Repitió lo mismo hace unos días en un acto en honor al Día del Agente de Policía. Es entendible su intención de transmitir confianza a sectores privados y uniformados, pero es preciso señalar que se apoya en una falsedad histórica.
En el Archivo Nacional no existe ninguna prueba de que durante el gobierno de Carlos Antonio López– el presidente que más invirtió en la educación primaria– el analfabetismo hubiera llegado a cero. Lo cual no tiene nada de raro, pues en el siglo XIX ningún país llevaba estadísticas confiables sobre la escolaridad. Los censos de población eran infrecuentes y arrojaban cifras inconsistentes o contradictorias. Los investigadores se ven obligados a recurrir a una diversidad de fuentes indirectas y dispersas en variopintos acervos. Estas van desde testimonios de viajeros, militares o diplomáticos, periódicos de época e informes de docentes o autoridades hasta testamentos, escrituras, exámenes catequísticos, hojas de alistamiento del ejército y registros penales y matrimoniales.
Sobre la base de esos datos podría sostenerse, con cierta prudencia, que, si bien Carlos Antonio López produjo una expansión considerable de la educación de primeras letras y que probablemente la cobertura escolar era comparativamente mejor que otros países de la región, hablar de erradicación del analfabetismo suena a franca exageración.
Veamos. La alfabetización en la España decimonónica estaba muy por debajo de la media europea. Al comenzar el siglo un 94% de los españoles eran analfabeto y no fue hasta 1900 cuando se consiguió reducir al 50%. Si, en 1850, tres de cada cuatro habitantes no sabían leer, parece poco serio sostener que en una lejana, selvática y mediterránea colonia americana el analfabetismo haya sido suprimido. Más aún, si ese país tuviera la particularidad de ser bilingüe. Muchos autores afirman que en ese tiempo cerca del 90% de los paraguayos hablaban solamente guaraní. Como en el siglo XIX no había alfabetización en guaraní, puede suponerse que, por más esfuerzo educativo que pusieran los maestros de la época de Don Carlos, el analfabetismo cero sería imposible.
Fíjese que puse maestros, en masculino.

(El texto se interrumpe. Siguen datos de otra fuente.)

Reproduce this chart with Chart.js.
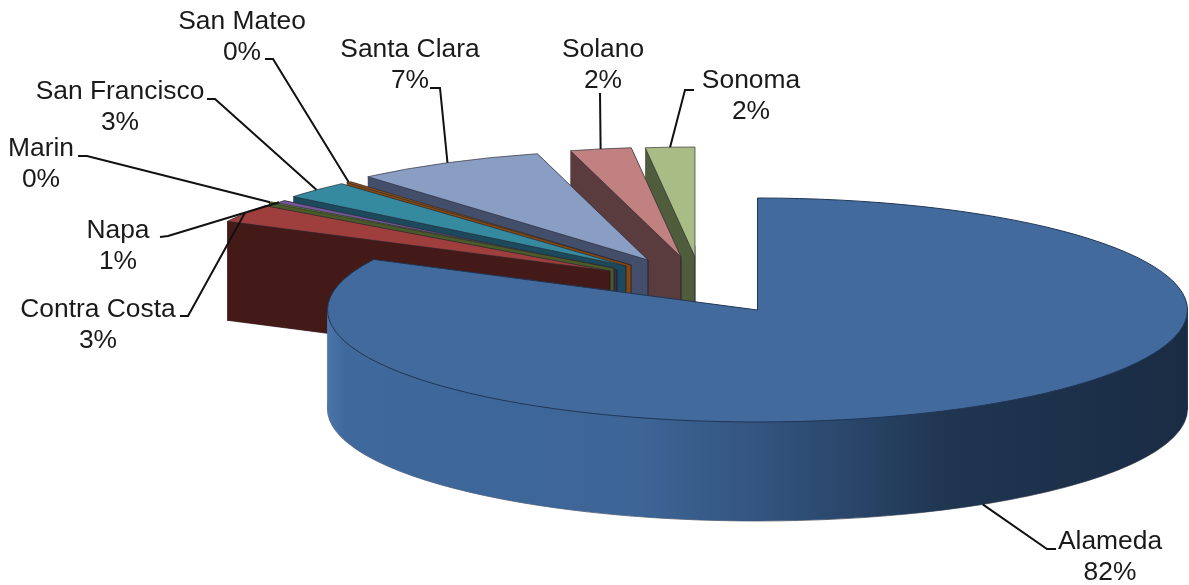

Primero, porque en el XIX las niñas paraguayas no iban a la escuela, excepto las pocas hijas de familias adineradas de Asunción, a las que se las autorizaba a tomar clases particulares. Lo cual nos lleva a la conclusión que casi la mitad de la población llegaba a la edad adulta sin saber leer.
Y, segundo, porque también hay que preguntarse dónde se formarían los educadores de tan formidable –como ficticio– programa de erradicación del analfabetismo. Se sabe que López creó en 1855 una Escuela Normal, pero la misma se cerró antes de que pudiera egresar la primera promoción. En su mensaje presidencial de 1857, el presidente López informaba que 16.755 niños concurrían a 408 escuelas. Auspicioso, sin duda, pero insuficiente.
Ni siquiera hablo de la población mayoritaria e invisible: la indígena. Ni alfabetizada ni contabilizada en los censos. ¿Se da cuenta que es ilusorio sostener que tuvimos un pasado glorioso en el que no existían analfabetos?
Pero, ya lo decía Helio Vera, “el pasado paraguayo no existe como historia, sino como leyenda. Por eso no tenemos historiadores, sino trovadores, emocionados cantores de epopeyas”. Hay una tendencia irrefrenable a fabular la historia. Desde Juan E. O’Leary nuestro nacionalismo se nutrió de evocaciones a una resplandeciente Edad de Oro que sería regenerada en el presente por el político de turno. Me parece bien que se busque aliento sicológico para reforzar la identidad colectiva. Pero no tiene mucho sentido apelar a la distorsión de la verdad histórica sin ninguna evidencia científica.